Review of Rosemary Sutcliff Arthurian Trilogy

In the blog A Fondness for Reading with ‘ …thoughts, memories, and ideas from a lifetime of reading’, a post entitled  ‘Something Beautiful and Mysterious and Magical’ (May 23, 2007) is about Rosemary Sutcliff’s Arthurian Trilogy. Robin writes:

Rosemary Sutcliff in the beginning of her book, The Sword and The Circle, the first volume of her Arthurian trilogy for young people of all ages, wrote the following: “Many people believe, as I do, that behind the legends of King Arthur as we know them today, there stands a real man. No king in shining armour, no Round Table, no fairy-tale palace at Camelot, but a Roman-British war leader, who when the dark tide of the barbarians came flooding in, did all that a great leader could do to hold them back and save something of civilisation.  In The Lantern Bearers and Sword At Sunset, I have written about this war leader, trying to get back through the hero-tale and the high romance to the real man and the world he lived in.

But if the hero-tale had never grown up, and gathered to itself the mass of Celtic myth and folklore and the medieval splendours that we know now as the legends of King Arthur, we should have lost something beautiful and mysterious and magical out of our heritage.”

This trilogy has all the beautiful, mysterious and magical stories about King Arthur told by a wonderful storyteller (minstrel as she called herself in that same introduction to the first volume). Sutcliff is known for her books of historical fiction, and her passion was for the early history of Roman Britain. She is the perfect storyteller to introduce “children from 8 to 88″ to these legends.

I have alway loved the King Arthur stories, and I enjoyed each of these books and recommend them highly. The first volume, The Sword and the Circle, focuses on the more familiar stories of Arthur, his birth, how he got his sword, Excalibur, his marriage to Guinevere, the fellowship of the Round Table. We are also told stories of Sir Lancelot and Elaine, Sir Gawain and the Green Knight, Tristan and Iseult, and Geraint and Enid.
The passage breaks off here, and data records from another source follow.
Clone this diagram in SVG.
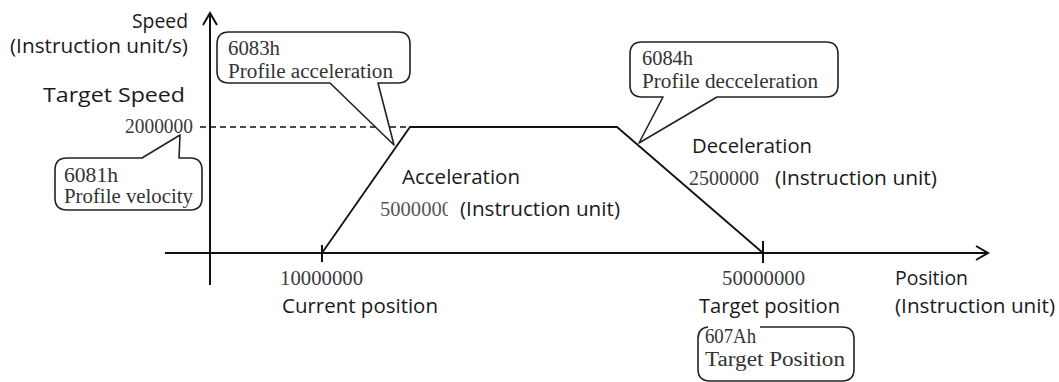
<svg xmlns="http://www.w3.org/2000/svg" width="1059" height="382" viewBox="0 0 1059 382">
  <style>
    .axis { fill: none; stroke: #111; stroke-width: 2; }
    .profile { fill: none; stroke: #111; stroke-width: 1.8; stroke-linejoin: miter; }
    .dash { fill: none; stroke: #111; stroke-width: 1.6; stroke-dasharray: 6 4; }
    .bubble { fill: #fff; stroke: #222; stroke-width: 1.6; stroke-linejoin: round; }
    .sans { font-family: "Open Sans", "Noto Sans", "Liberation Sans", sans-serif; font-size: 20px; fill: #1a1a1a; }
    .serif { font-family: "Liberation Serif", "DejaVu Serif", serif; font-size: 20px; fill: #333; }
    .num { font-family: "Liberation Serif", "DejaVu Serif", serif; font-size: 20px; fill: #3a3a3a; }
    .faint { fill: #555; }
  </style>
  <defs>
    <clipPath id="clip-accel-value">
      <rect x="370" y="190" width="78" height="40"/>
    </clipPath>
  </defs>

  <rect width="1059" height="382" fill="#fff"/>

  <!-- axes -->
  <g id="axes">
    <line class="axis" x1="210" y1="285" x2="210" y2="14"/>
    <polyline class="axis" points="203,25 210,13 217,25"/>
    <line class="axis" x1="165" y1="253" x2="987" y2="253"/>
    <polyline class="axis" points="976,246 988,253 976,260"/>
    <line class="axis" x1="322" y1="245" x2="322" y2="262"/>
    <line class="axis" x1="763" y1="241" x2="763" y2="263"/>
  </g>

  <!-- speed profile -->
  <g id="connectors">
    <line class="dash" x1="200" y1="127" x2="408" y2="127"/>
    <polyline class="profile" points="322,253 410,127 617,127 763,253"/>
  </g>

  <!-- axis labels -->
  <g id="speed-axis-label">
    <text class="sans" x="188" y="28" text-anchor="end" textLength="56" lengthAdjust="spacingAndGlyphs">Speed</text>
    <text class="sans" x="188" y="53" text-anchor="end" textLength="178" lengthAdjust="spacingAndGlyphs">(Instruction unit/s)</text>
    <text class="sans" x="185" y="102" text-anchor="end" textLength="142" lengthAdjust="spacingAndGlyphs">Target Speed</text>
    <text class="num" x="193" y="133" text-anchor="end" textLength="68" lengthAdjust="spacingAndGlyphs">2000000</text>
  </g>

  <g id="position-axis-label">
    <text class="sans" x="895" y="285" textLength="73" lengthAdjust="spacingAndGlyphs">Position</text>
    <text class="sans" x="895" y="313" textLength="160" lengthAdjust="spacingAndGlyphs">(Instruction unit)</text>
  </g>

  <g id="current-position">
    <text class="num" x="280" y="285" textLength="83" lengthAdjust="spacingAndGlyphs">10000000</text>
    <text class="sans" x="282" y="313" textLength="156" lengthAdjust="spacingAndGlyphs">Current position</text>
  </g>

  <g id="target-position">
    <text class="num" x="722" y="285" textLength="83" lengthAdjust="spacingAndGlyphs">50000000</text>
    <text class="sans" x="699" y="313" textLength="141" lengthAdjust="spacingAndGlyphs">Target position</text>
  </g>

  <g id="acceleration">
    <text class="sans" x="402" y="184" textLength="118" lengthAdjust="spacingAndGlyphs">Acceleration</text>
    <text class="num faint" x="380" y="216" textLength="72" lengthAdjust="spacingAndGlyphs" clip-path="url(#clip-accel-value)">5000000</text>
    <text class="sans" x="460" y="216" textLength="160" lengthAdjust="spacingAndGlyphs">(Instruction unit)</text>
  </g>

  <g id="deceleration">
    <text class="sans" x="692" y="153" textLength="120" lengthAdjust="spacingAndGlyphs">Deceleration</text>
    <text class="num" x="689" y="185" textLength="70" lengthAdjust="spacingAndGlyphs">2500000</text>
    <text class="sans" x="775" y="185" textLength="162" lengthAdjust="spacingAndGlyphs">(Instruction unit)</text>
  </g>

  <!-- object dictionary callouts -->
  <g id="callout-6083h">
    <path class="bubble" d="M229,32 H398 Q410,32 410,44 V71 Q410,83 398,83 H378 L394,145 L330,83 H229 Q217,83 217,71 V44 Q217,32 229,32 Z"/>
    <text class="serif" x="228" y="55" textLength="52" lengthAdjust="spacingAndGlyphs">6083h</text>
    <text class="serif" x="228" y="78" textLength="165" lengthAdjust="spacingAndGlyphs">Profile acceleration</text>
  </g>

  <g id="callout-6084h">
    <path class="bubble" d="M642,42 H826 Q838,42 838,54 V85 Q838,97 826,97 H717 L639,143 L663,97 H642 Q630,97 630,85 V54 Q630,42 642,42 Z"/>
    <text class="serif" x="642" y="65" textLength="51" lengthAdjust="spacingAndGlyphs">6084h</text>
    <text class="serif" x="642" y="88" textLength="176" lengthAdjust="spacingAndGlyphs">Profile decceleration</text>
  </g>

  <g id="callout-6081h">
    <path class="bubble" d="M67,158 H142 L180,135 L179,158 H190 Q202,158 202,170 V198 Q202,210 190,210 H67 Q55,210 55,198 V170 Q55,158 67,158 Z"/>
    <text class="serif" x="64" y="182" textLength="54" lengthAdjust="spacingAndGlyphs">6081h</text>
    <text class="serif" x="64" y="203" textLength="129" lengthAdjust="spacingAndGlyphs">Profile velocity</text>
  </g>

  <g id="callout-607Ah">
    <path class="bubble" style="fill:none" d="M760,327 H842 Q854,327 854,339 V369 Q854,381 842,381 H710 Q698,381 698,369 V339 Q698,328 708,327"/>
    <text class="serif" x="705" y="343" textLength="51" lengthAdjust="spacingAndGlyphs">607Ah</text>
    <text class="serif" x="705" y="366" textLength="140" lengthAdjust="spacingAndGlyphs">Target Position</text>
  </g>
</svg>
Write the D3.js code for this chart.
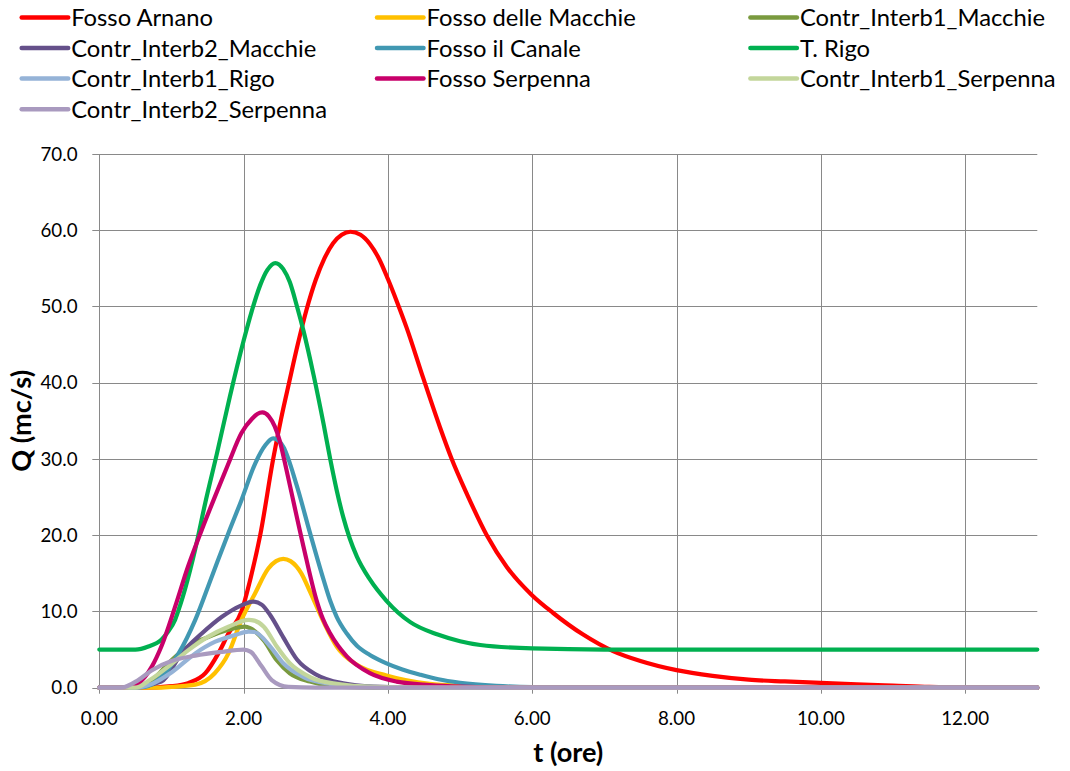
<!DOCTYPE html>
<html><head><meta charset="utf-8">
<script src="https://cdn.jsdelivr.net/npm/d3@7"></script>
<style>body{margin:0;background:#fff} svg{display:block}</style>
</head><body><svg id="c" width="1070" height="771"></svg>
<script>
// ---- data (t in hours, Q in m3/s) ----
const seriesNames = ["Fosso Arnano","Fosso delle Macchie","Contr_Interb1_Macchie","Contr_Interb2_Macchie","Fosso il Canale","T. Rigo","Contr_Interb1_Rigo","Fosso Serpenna","Contr_Interb1_Serpenna","Contr_Interb2_Serpenna"];
const seriesColors = ["#FF0000","#FFC000","#7A9A3F","#65508A","#4198B2","#00B050","#95B3D7","#C8006A","#C3D69B","#A99ABF"];

const fossoArnano = [[0,0],[0.6,0],[1.0,0.2],[1.23,0.6],[1.47,1.9],[1.65,4.5],[1.79,7.1],[1.97,10.0],[2.1,14.5],[2.23,20.0],[2.41,30.0],[2.52,35.3],[2.63,40.0],[2.75,45.0],[2.87,49.5],[3.0,53.5],[3.12,56.3],[3.24,58.3],[3.36,59.4],[3.48,59.8],[3.62,59.4],[3.75,58.2],[3.88,56.2],[4.0,53.6],[4.13,50.5],[4.26,47.2],[4.49,40.6],[4.72,34.2],[4.88,30.1],[5.1,25.3],[5.37,20.0],[5.65,15.8],[5.99,12.2],[6.29,9.8],[6.7,7.0],[7.12,4.8],[7.5,3.5],[8.0,2.3],[8.5,1.55],[9.0,1.05],[9.5,0.82],[10.0,0.63],[10.5,0.45],[11.0,0.28],[11.5,0.1],[12.0,0.02],[13.0,0]];
const fossoDelleMacchie = [[0,0],[0.8,0],[1.0,0.1],[1.33,0.4],[1.6,1.9],[1.79,4.5],[1.97,8.9],[2.16,12.4],[2.34,15.6],[2.45,16.6],[2.55,16.9],[2.65,16.6],[2.8,15.0],[2.92,12.6],[3.11,8.6],[3.29,5.4],[3.57,3.0],[3.98,1.6],[4.58,0.5],[5.0,0.25],[6.0,0.05],[7.0,0],[13.0,0]];
const contrInterb1Macchie = [[0,0],[0.4,0],[0.73,1.0],[1.0,3.6],[1.23,5.4],[1.5,6.6],[1.79,7.6],[2.02,8.0],[2.09,7.8],[2.28,6.2],[2.46,3.6],[2.64,1.9],[2.92,0.8],[3.2,0.25],[3.6,0.05],[4.0,0],[13.0,0]];
const contrInterb2Macchie = [[0,0],[0.4,0],[0.86,0.8],[1.14,4.5],[1.42,7.1],[1.70,9.3],[1.97,10.8],[2.13,11.3],[2.25,10.9],[2.37,9.5],[2.55,6.6],[2.74,3.7],[3.01,1.7],[3.38,0.57],[3.8,0.15],[4.5,0],[13.0,0]];
const fossoIlCanale = [[0,0],[0.5,0],[0.63,0.1],[0.86,1.4],[1.10,4.5],[1.33,8.9],[1.56,14.6],[1.79,20.3],[1.97,24.6],[2.16,29.4],[2.3,31.8],[2.41,32.7],[2.55,31.6],[2.74,26.4],[2.92,20.3],[3.11,14.1],[3.2,11.4],[3.29,9.3],[3.43,7.1],[3.57,5.5],[3.75,4.3],[3.98,3.2],[4.2,2.4],[4.45,1.7],[4.7,1.1],[5.0,0.65],[5.5,0.25],[6.0,0.08],[7.0,0],[13.0,0]];
const tRigo = [[0,5.0],[0.5,5.0],[0.68,5.4],[0.86,6.3],[0.95,7.3],[1.05,8.9],[1.12,10.8],[1.19,13.0],[1.33,18.2],[1.47,24.3],[1.63,30.7],[1.81,38.2],[2.0,45.5],[2.11,49.3],[2.23,52.8],[2.33,54.8],[2.44,55.7],[2.55,54.9],[2.64,53.2],[2.74,50.0],[2.83,46.8],[2.97,41.0],[3.11,34.5],[3.2,30.0],[3.29,25.9],[3.38,22.4],[3.47,19.6],[3.57,17.2],[3.75,14.2],[3.98,11.4],[4.31,8.6],[4.68,7.0],[5.0,6.1],[5.28,5.6],[6.0,5.15],[7.0,5.0],[13.0,5.0]];
const contrInterb1Rigo = [[0,0],[0.5,0],[0.73,0.5],[1.0,2.0],[1.33,4.5],[1.60,6.0],[1.88,6.9],[2.07,7.35],[2.15,7.3],[2.37,5.4],[2.55,3.2],[2.83,1.4],[3.2,0.5],[3.7,0.1],[4.5,0],[13.0,0]];
const fossoSerpenna = [[0,0],[0.35,0],[0.54,0.6],[0.73,2.8],[0.86,5.4],[1.05,10.6],[1.23,15.9],[1.42,20.7],[1.60,25.0],[1.79,29.4],[1.97,33.4],[2.12,35.3],[2.19,35.9],[2.26,36.1],[2.35,35.6],[2.43,34.3],[2.5,32.4],[2.57,29.6],[2.64,26.6],[2.83,18.5],[3.01,11.5],[3.1,9.0],[3.2,7.1],[3.43,4.1],[3.75,1.9],[4.12,0.8],[4.58,0.35],[5.0,0.15],[6.0,0],[13.0,0]];
const contrInterb1Serpenna = [[0,0],[0.5,0],[0.7,1.0],[0.96,2.8],[1.23,4.9],[1.51,6.7],[1.79,8.0],[2.07,8.9],[2.15,8.8],[2.28,8.0],[2.46,5.4],[2.64,3.2],[2.92,1.4],[3.29,0.5],[3.8,0.1],[4.5,0],[13.0,0]];
const contrInterb2Serpenna = [[0,0],[0.3,0],[0.54,1.0],[0.73,2.3],[1.0,3.5],[1.33,4.2],[1.70,4.7],[2.0,5.0],[2.1,4.7],[2.25,2.8],[2.39,1.0],[2.62,0.1],[3.0,0],[13.0,0]];

const seriesData = [fossoArnano,fossoDelleMacchie,contrInterb1Macchie,contrInterb2Macchie,fossoIlCanale,tRigo,contrInterb1Rigo,fossoSerpenna,contrInterb1Serpenna,contrInterb2Serpenna];
const yTicks = [0,10,20,30,40,50,60,70];
const xTicks = [0,2,4,6,8,10,12];
const xTitle = "t (ore)";
const yTitle = "Q (mc/s)";

// ---- drawing ----
const FONT = "Lato, 'Open Sans', sans-serif";
const svg = d3.select("#c");
const X0 = 99.3, X1 = 1037.3, Y0 = 687.7, Y1 = 154;
const x = d3.scaleLinear().domain([0,13]).range([X0,X1]);
const y = d3.scaleLinear().domain([0,70]).range([Y0,Y1]);
const gridColor = "#898989";

function fitSize(text, target, weight){
  const t = svg.append("text").attr("font-family",FONT).attr("font-weight",weight).attr("font-size",100).text(text);
  const w = t.node().getComputedTextLength(); t.remove();
  return 100*target/w;
}
const tickSize = fitSize("70.0", 37, 400);
const legSize = fitSize("Contr_Interb2_Serpenna", 256, 400);
const titleSize = fitSize("t (ore)", 70, 700);

// horizontal gridlines + y ticks
const gy = svg.append("g");
gy.selectAll("line").data(yTicks).join("line")
  .attr("x1",X0-7).attr("x2",X1).attr("y1",d=>Math.round(y(d))+0.5).attr("y2",d=>Math.round(y(d))+0.5)
  .attr("stroke",gridColor).attr("stroke-width",1);
gy.selectAll("text").data(yTicks).join("text")
  .attr("x",77.5).attr("y",d=>y(d)).attr("dy","0.36em").attr("text-anchor","end")
  .attr("font-family",FONT).attr("font-size",tickSize).attr("fill","#000")
  .text(d=>d3.format(".1f")(d));

// vertical gridlines + x ticks
const gx = svg.append("g");
gx.selectAll("line").data(xTicks).join("line")
  .attr("x1",d=>Math.round(x(d))+0.5).attr("x2",d=>Math.round(x(d))+0.5).attr("y1",Y1).attr("y2",Y0+6)
  .attr("stroke",gridColor).attr("stroke-width",1);
gx.selectAll("text").data(xTicks).join("text")
  .attr("x",d=>x(d)).attr("y",718).attr("dy","0.36em").attr("text-anchor","middle")
  .attr("font-family",FONT).attr("font-size",tickSize).attr("fill","#000")
  .text(d=>d3.format(".2f")(d));

// series lines
const line = d3.line().x(d=>x(d[0])).y(d=>y(d[1])).curve(d3.curveMonotoneX);
svg.append("g").selectAll("path").data(seriesData).join("path")
  .attr("d",line).attr("fill","none")
  .attr("stroke",(d,i)=>seriesColors[i]).attr("stroke-width",4.2)
  .attr("stroke-linejoin","round").attr("stroke-linecap","round");

// axis titles
svg.append("text").attr("x",(X0+X1)/2).attr("y",752).attr("dy","0.36em").attr("text-anchor","middle")
  .attr("font-family",FONT).attr("font-weight",700).attr("font-size",titleSize).text(xTitle);
svg.append("text").attr("transform",`translate(21,${(Y0+Y1)/2}) rotate(-90)`).attr("dy","0.36em").attr("text-anchor","middle")
  .attr("font-family",FONT).attr("font-weight",700).attr("font-size",titleSize).text(yTitle);

// legend
const colX = [21.7, 377, 750.4];
const leg = svg.append("g");
seriesNames.forEach((n,i)=>{
  const c = i%3, r = Math.floor(i/3);
  const ly = 17.4 + r*30.6;
  const g = leg.append("g").attr("transform",`translate(${colX[c]},${ly})`);
  g.append("line").attr("x1",0).attr("x2",46.5).attr("y1",0).attr("y2",0)
    .attr("stroke",seriesColors[i]).attr("stroke-width",4.5).attr("stroke-linecap","round");
  g.append("text").attr("x",49.5).attr("y",0).attr("dy","0.36em")
    .attr("font-family",FONT).attr("font-size",legSize).attr("fill","#000").text(n);
});
</script></body></html>
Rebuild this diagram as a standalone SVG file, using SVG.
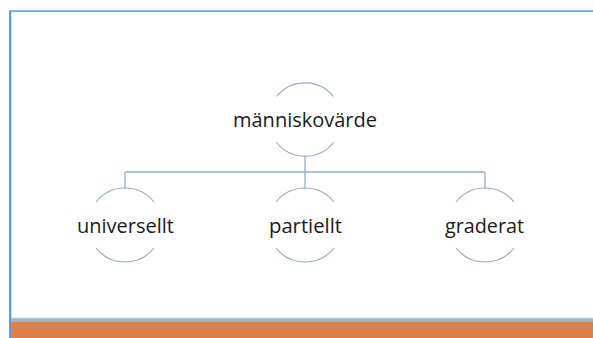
<svg xmlns="http://www.w3.org/2000/svg" width="593" height="338" viewBox="0 0 593 338">
<style>
.arc{fill:none;stroke:#94aecb;stroke-width:1.2}
.conn{fill:none;stroke:#94aecb;stroke-width:1.3}
.lbl{font-family:"Open Sans","Noto Sans","DejaVu Sans",sans-serif;font-size:20px;fill:#1a1a1a;text-anchor:middle}
</style>
<rect x="0" y="0" width="593" height="338" fill="#ffffff"/>
<g id="frame">
<line x1="10" y1="10.5" x2="10" y2="338" stroke="#5b9be0" stroke-width="2"/>
<line x1="9" y1="11.2" x2="593" y2="11.2" stroke="#6ea6e0" stroke-width="1.8"/>
<line x1="11.5" y1="12" x2="11.5" y2="318" stroke="#cfe2f5" stroke-width="1"/>
<rect x="11" y="317.5" width="582" height="1.5" fill="#d3e1ef"/>
<rect x="11" y="318.5" width="582" height="3.5" fill="#97b6d6"/>
<rect x="11" y="322" width="582" height="16" fill="#df7f48"/>
</g>
<g id="connectors">
<path class="conn" d="M305 156 V172 M125 172 H485 M125 172 V188.5 M305 172 V188.5 M485 172 V188.5"/>
</g>
<g id="node-top">
<path class="arc" d="M276.5 96.5 A36.5 36.5 0 0 1 333.5 96.5"/>
<path class="arc" d="M276.5 142.5 A36.5 36.5 0 0 0 333.5 142.5"/>
<text class="lbl" x="305" y="126.5" textLength="144" lengthAdjust="spacingAndGlyphs">människovärde</text>
</g>
<g id="node-universellt">
<path class="arc" d="M96 202 A37 37 0 0 1 154 202"/>
<path class="arc" d="M96 248 A37 37 0 0 0 154 248"/>
<text class="lbl" x="125.5" y="232.5" textLength="97" lengthAdjust="spacingAndGlyphs">universellt</text>
</g>
<g id="node-partiellt">
<path class="arc" d="M276 202 A37 37 0 0 1 334 202"/>
<path class="arc" d="M276 248 A37 37 0 0 0 334 248"/>
<text class="lbl" x="305.5" y="232.5" textLength="73" lengthAdjust="spacingAndGlyphs">partiellt</text>
</g>
<g id="node-graderat">
<path class="arc" d="M456 202 A37 37 0 0 1 514 202"/>
<path class="arc" d="M456 248 A37 37 0 0 0 514 248"/>
<text class="lbl" x="484.5" y="232.5" textLength="79" lengthAdjust="spacingAndGlyphs">graderat</text>
</g>
</svg>
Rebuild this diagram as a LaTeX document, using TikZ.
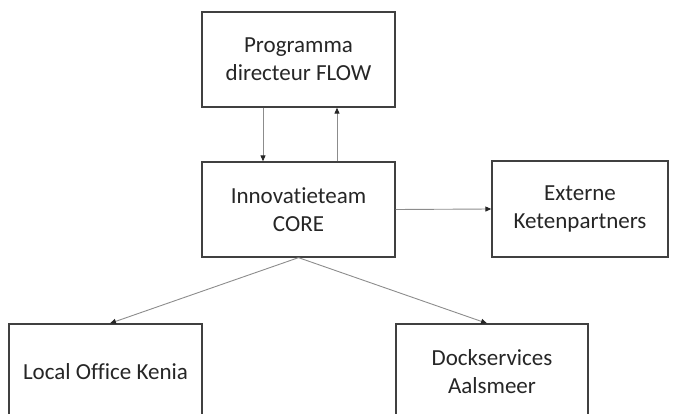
\documentclass[tikz,border=0pt]{standalone}
\usepackage{fontspec}
\setmainfont{Carlito}[Ligatures=NoCommon]
\usetikzlibrary{arrows.meta}
\definecolor{boxline}{HTML}{404040}
\definecolor{arrline}{HTML}{8C8C8C}
\begin{document}
\begin{tikzpicture}[x=1pt,y=-1pt,
  box/.style={draw=boxline,line width=1.3pt,fill=white,align=center,
    inner sep=0pt,font=\fontsize{23}{28}\selectfont,text=black!85},
  arr/.style={draw=arrline,line width=0.9pt,
    -{Triangle[length=6pt,width=5pt,fill=black!85,color=black!85]}}]
\useasboundingbox (0,0) rectangle (675,414);
\clip (0,0) rectangle (675,414);
\node[box,minimum width=193pt,minimum height=95pt] (top) at (298.5,59.5) {Programma\\directeur FLOW};
\node[box,minimum width=193pt,minimum height=95pt] (innov) at (298.5,209.5) {Innovatieteam\\CORE};
\node[box,minimum width=176pt,minimum height=96pt] (ext) at (580,209) {Externe\\Ketenpartners};
\node[box,minimum width=193pt,minimum height=95pt] (local) at (105.5,371.5) {Local Office Kenia};
\node[box,minimum width=192pt,minimum height=95pt] (dock) at (492,371.5) {Dockservices\\Aalsmeer};
\draw[arr] ([xshift=-35.5pt]top.south) -- ([xshift=-35.5pt]innov.north);
\draw[arr] ([xshift=38.5pt]innov.north) -- ([xshift=38.5pt]top.south);
\draw[arr] (innov.east) -- (ext.west);
\draw[arr] (innov.south) -- ([xshift=4.5pt]local.north);
\draw[arr] (innov.south) -- ([xshift=-5pt]dock.north);
\end{tikzpicture}
\end{document}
The book ends with the coming of Percival. Sutcliff brings them all to life with her rich detail and description.

The second book, The Light Beyond the Forest, is about the quest for the Holy Grail. I was not as familiar with all of these stories as I was with the beginning stories of the legend, so I found them fascinating. In the beginning of this volume, Rosemary Sutcliff tells her readers: “In reading The Light Beyond the Forest try to remember, as I have done all the time I was writing it, the shadows and the half-lights and the echoes behind.”  This set of stories is full of shadows, half-lights and echoes. Things are changing, tragedy is set in motion, and there’s an air of melancholy as these stories progress.

The final book in the trilogy is call The Road to Camlann, and is a moving account of King Arthur’s final days and the events leading to the final battle of the Knights of the Round Table at Camlann. There is a lot of darkness in these stories, and I found many of them to be haunting. As Lancelot said to King Arthur at one point, “We shall have made such a blaze that men will remember us on the other side of the dark.”

If you haven’t read any of Rosemary Sutcliff’s books, you have a lot to look forward to. One Canadian blogger called her his “J.K. Rowling,” because when he was growing up he waited for her books to come out, one by one, just like we wait for the Harry Potter books today. Sutcliff was a prolific writer, with over 50 books published. My husband and I both loved listening to the audio version of her book The Shining Company, a story set in 600 A.D. in northern Britain. Young Prosper becomes a shield bearer with the Companions, an army made up of 300 younger sons of minor kings and trained to act as one fighting brotherhood against the invading Saxons. It’s an incredible story based on an old epic poem, The Gododdin, and was a riveting tale ……This trilogy is a wonderful, very readable, introduction to the legends of King Arthur, and they make great family read-alouds.